(Records contained in a dataset)
= = = = =

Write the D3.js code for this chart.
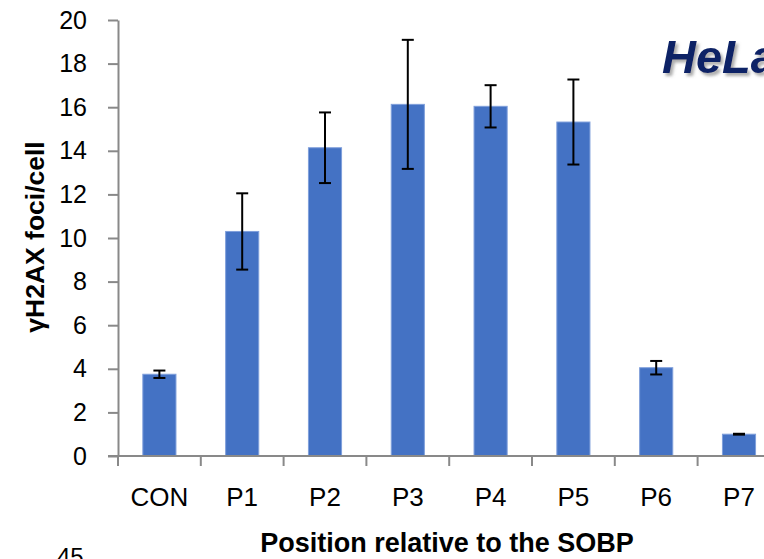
<!DOCTYPE html>
<html>
<head>
<meta charset="utf-8">
<script src="https://cdn.jsdelivr.net/npm/d3@7"></script>
<style>
  html, body { margin: 0; padding: 0; background: #fff; }
  svg { display: block; }
  text { font-family: "Liberation Sans", Arial, sans-serif; }
</style>
</head>
<body>
<div id="chart"></div>
<script>
const categories = ["CON", "P1", "P2", "P3", "P4", "P5", "P6", "P7"];
const foci = [3.75, 10.3, 14.14, 16.13, 16.04, 15.32, 4.05, 1.0];
const errors = [0.17, 1.75, 1.62, 2.96, 0.97, 1.95, 0.31, 0.02];
const yTicks = [0, 2, 4, 6, 8, 10, 12, 14, 16, 18, 20];

const width = 764;
const height = 559;
const axisColor = "#898989";

const svg = d3.select("#chart").append("svg")
  .attr("width", width)
  .attr("height", height);

// shadow for the cell line label
const defs = svg.append("defs");
defs.append("filter")
  .attr("id", "shadow")
  .attr("x", "-10%").attr("y", "-20%")
  .attr("width", "130%").attr("height", "160%")
  .append("feDropShadow")
  .attr("dx", 2.5).attr("dy", 3)
  .attr("stdDeviation", 1.6)
  .attr("flood-color", "#666")
  .attr("flood-opacity", 0.55);

const x = d3.scaleBand()
  .domain(categories)
  .range([118, 780.4])
  .paddingInner(0.6)
  .paddingOuter(0.3);

const y = d3.scaleLinear()
  .domain([0, 20])
  .range([456, 20]);

// bars
svg.append("g")
  .selectAll("rect")
  .data(categories)
  .join("rect")
  .attr("x", d => x(d))
  .attr("y", (d, i) => y(foci[i]))
  .attr("width", x.bandwidth())
  .attr("height", (d, i) => y(0) - y(foci[i]))
  .attr("fill", "#4472C4")
  .attr("stroke", "#7f9fdb")
  .attr("stroke-width", 1);

// y axis
const yAxis = svg.append("g")
  .attr("transform", `translate(${x.range()[0]},0)`)
  .call(d3.axisLeft(y).tickValues(yTicks).tickSize(10).tickSizeOuter(0).tickPadding(21));
yAxis.select(".domain").attr("stroke", axisColor).attr("stroke-width", 2);
yAxis.selectAll(".tick line").attr("stroke", axisColor).attr("stroke-width", 2);
yAxis.selectAll(".tick text")
  .attr("fill", "#000")
  .style("font-size", "25px")
  .style("font-family", "'Liberation Sans', Arial, sans-serif");

// x axis: line plus ticks at category boundaries
const gap = x.step() - x.bandwidth();
const boundaries = categories.map(c => x(c) - gap / 2);
boundaries.push(x(categories[categories.length - 1]) + x.bandwidth() + gap / 2);

const xAxis = svg.append("g")
  .attr("transform", `translate(0,${y(0)})`);
xAxis.append("line")
  .attr("x1", x.range()[0] - 10)
  .attr("x2", width)
  .attr("stroke", axisColor)
  .attr("stroke-width", 2);
xAxis.selectAll("line.tick")
  .data(boundaries)
  .join("line")
  .attr("class", "tick")
  .attr("x1", d => d).attr("x2", d => d)
  .attr("y1", 0).attr("y2", 10)
  .attr("stroke", axisColor)
  .attr("stroke-width", 2);
xAxis.selectAll("text")
  .data(categories)
  .join("text")
  .attr("x", d => x(d) + x.bandwidth() / 2)
  .attr("y", 50)
  .attr("text-anchor", "middle")
  .style("font-size", "26px")
  .text(d => d);

// error bars
const err = svg.append("g")
  .attr("stroke", "#000")
  .attr("stroke-width", 2)
  .selectAll("g")
  .data(categories)
  .join("g")
  .attr("transform", d => `translate(${x(d) + x.bandwidth() / 2},0)`);
err.append("line")
  .attr("y1", (d, i) => y(foci[i] + errors[i]))
  .attr("y2", (d, i) => y(foci[i] - errors[i]));
err.append("line")
  .attr("x1", -6).attr("x2", 6)
  .attr("y1", (d, i) => y(foci[i] + errors[i]))
  .attr("y2", (d, i) => y(foci[i] + errors[i]));
err.append("line")
  .attr("x1", -6).attr("x2", 6)
  .attr("y1", (d, i) => y(foci[i] - errors[i]))
  .attr("y2", (d, i) => y(foci[i] - errors[i]));

// axis titles
svg.append("text")
  .attr("transform", "translate(44,237) rotate(-90)")
  .attr("text-anchor", "middle")
  .style("font-size", "26.5px")
  .style("font-weight", "bold")
  .text("γH2AX foci/cell");

svg.append("text")
  .attr("x", 447)
  .attr("y", 552)
  .attr("text-anchor", "middle")
  .style("font-size", "27px")
  .style("font-weight", "bold")
  .text("Position relative to the SOBP");

// cell line label
svg.append("text")
  .attr("x", 662)
  .attr("y", 73)
  .attr("fill", "#0b2266")
  .attr("filter", "url(#shadow)")
  .style("font-size", "47px")
  .style("font-weight", "bold")
  .style("font-style", "italic")
  .text("HeLa");

// top of the next panel's axis label, cut by the frame
svg.append("text")
  .attr("x", 57)
  .attr("y", 565)
  .style("font-size", "24px")
  .text("45");
</script>
</body>
</html>
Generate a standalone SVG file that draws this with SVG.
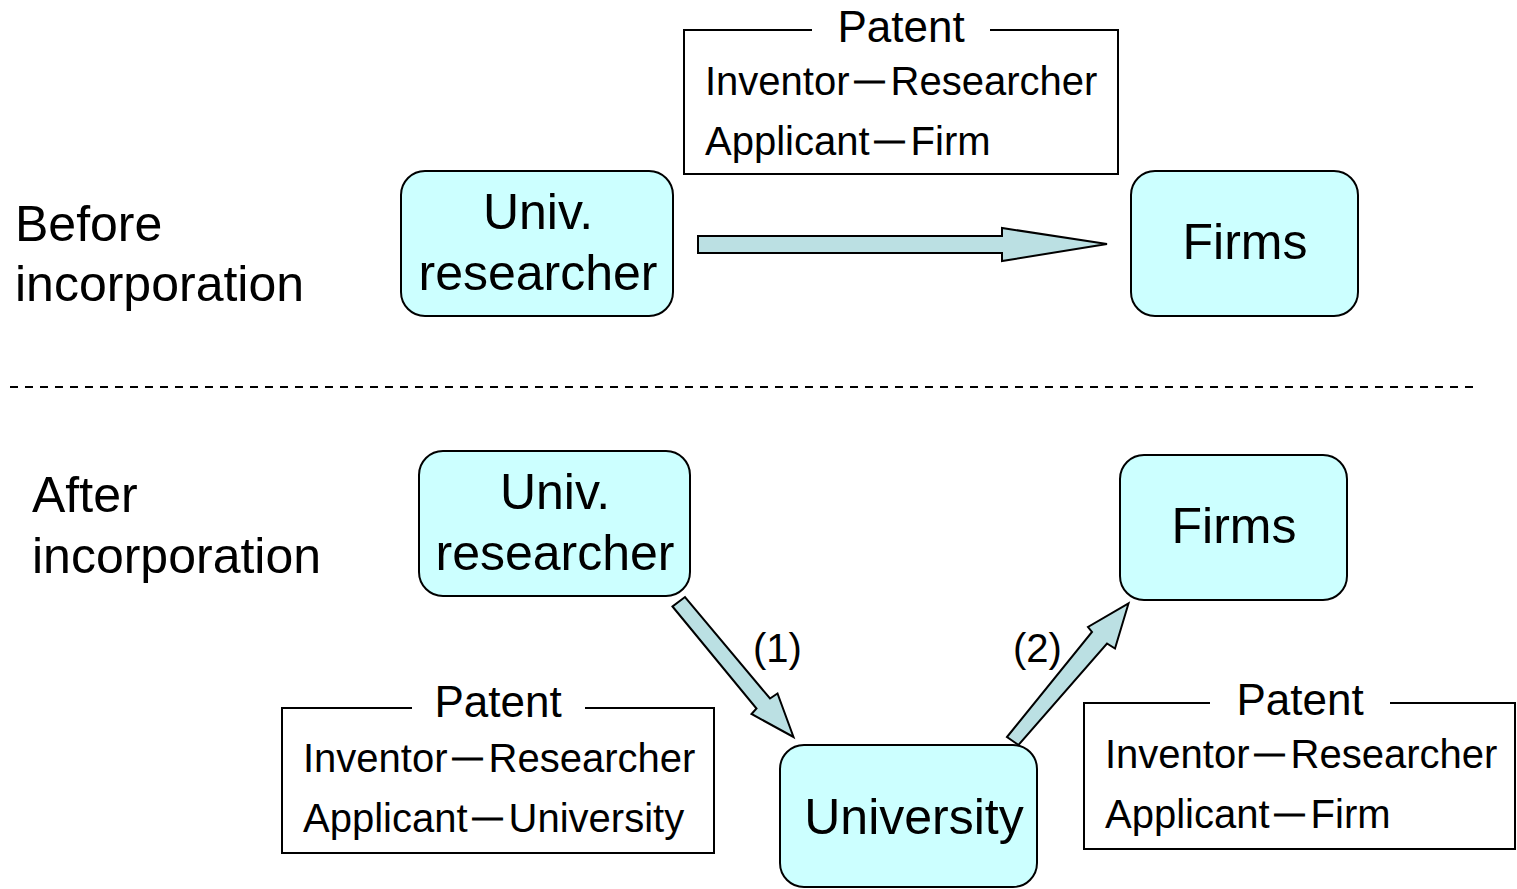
<svg xmlns="http://www.w3.org/2000/svg" width="1517" height="889" viewBox="0 0 1517 889">
<style>
text{font-family:"Liberation Sans",Arial,sans-serif;fill:#000}
.node{fill:#CCFFFF;stroke:#000;stroke-width:2}
.big{font-size:50px}
.mid{font-size:50px;text-anchor:middle}
.pat{font-size:44px;text-anchor:middle}
.line{font-size:40px}
.dash{font-size:30px;stroke:#000;stroke-width:1}
.lab{font-size:40px}
.frame{fill:none;stroke:#000;stroke-width:2}
.arrow{fill:#BBE0E3;stroke:#000;stroke-width:2;stroke-linejoin:miter}
</style>
<rect width="1517" height="889" fill="#fff"/>

<g id="label-before">
<text class="big" x="15" y="241">Before</text>
<text class="big" x="15" y="301">incorporation</text>
</g>
<g id="label-after">
<text class="big" x="32" y="512">After</text>
<text class="big" x="32" y="573">incorporation</text>
</g>

<g id="divider">
<line x1="10" y1="387" x2="1473" y2="387" stroke="#000" stroke-width="2" stroke-dasharray="8 7"/>
</g>

<g id="patent-top">
<path class="frame" d="M812,30 H684 V174 H1118 V30 H990"/>
<text class="pat" x="901" y="42">Patent</text>
<text class="line" x="705" y="95">Inventor<tspan class="dash" dx="5" dy="-5">—</tspan><tspan dx="6" dy="5">Researcher</tspan></text>
<text class="line" x="705" y="155">Applicant<tspan class="dash" dx="5" dy="-5">—</tspan><tspan dx="6" dy="5">Firm</tspan></text>
</g>

<g id="researcher-top">
<rect class="node" x="401" y="171" width="272" height="145" rx="24"/>
<text class="mid" x="538" y="229">Univ.</text>
<text class="mid" x="538" y="290">researcher</text>
</g>

<g id="firms-top">
<rect class="node" x="1131" y="171" width="227" height="145" rx="24"/>
<text class="mid" x="1245" y="259">Firms</text>
</g>

<g id="researcher-bottom">
<rect class="node" x="419" y="451" width="271" height="145" rx="24"/>
<text class="mid" x="555" y="509">Univ.</text>
<text class="mid" x="555" y="570">researcher</text>
</g>

<g id="firms-bottom">
<rect class="node" x="1120" y="455" width="227" height="145" rx="24"/>
<text class="mid" x="1234" y="543">Firms</text>
</g>

<g id="university">
<rect class="node" x="780" y="745" width="257" height="142" rx="24"/>
<text class="mid" x="914" y="834">University</text>
</g>

<g id="patent-left">
<path class="frame" d="M412,708 H282 V853 H714 V708 H585"/>
<text class="pat" x="498" y="717">Patent</text>
<text class="line" x="303" y="772">Inventor<tspan class="dash" dx="5" dy="-5">—</tspan><tspan dx="6" dy="5">Researcher</tspan></text>
<text class="line" x="303" y="832">Applicant<tspan class="dash" dx="5" dy="-5">—</tspan><tspan dx="6" dy="5">University</tspan></text>
</g>

<g id="patent-right">
<path class="frame" d="M1210,703 H1084 V849 H1515 V703 H1390"/>
<text class="pat" x="1300" y="715">Patent</text>
<text class="line" x="1105" y="768">Inventor<tspan class="dash" dx="5" dy="-5">—</tspan><tspan dx="6" dy="5">Researcher</tspan></text>
<text class="line" x="1105" y="828">Applicant<tspan class="dash" dx="5" dy="-5">—</tspan><tspan dx="6" dy="5">Firm</tspan></text>
</g>

<g id="connectors">
<polygon class="arrow" points="698,236 1002,236 1002,228 1107,244 1002,261 1002,253 698,253"/>
<polygon class="arrow" points="672.5,606.5 756.5,708.5 751.5,714 793.5,737 777.5,693.5 770,698.5 685,597"/>
<polygon class="arrow" points="1007,737 1092,632 1088,627 1128.5,603.5 1115,648.5 1107,643.5 1018.5,745"/>
<text class="lab" x="753" y="662">(1)</text>
<text class="lab" x="1013" y="662">(2)</text>
</g>
</svg>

= = = = =

■ **Instructions for the task**
Make a list of all lines in the data that contain "this".

■ **Final result**
Write the D3.js code for this chart.
Generate a standalone SVG file that draws this with SVG.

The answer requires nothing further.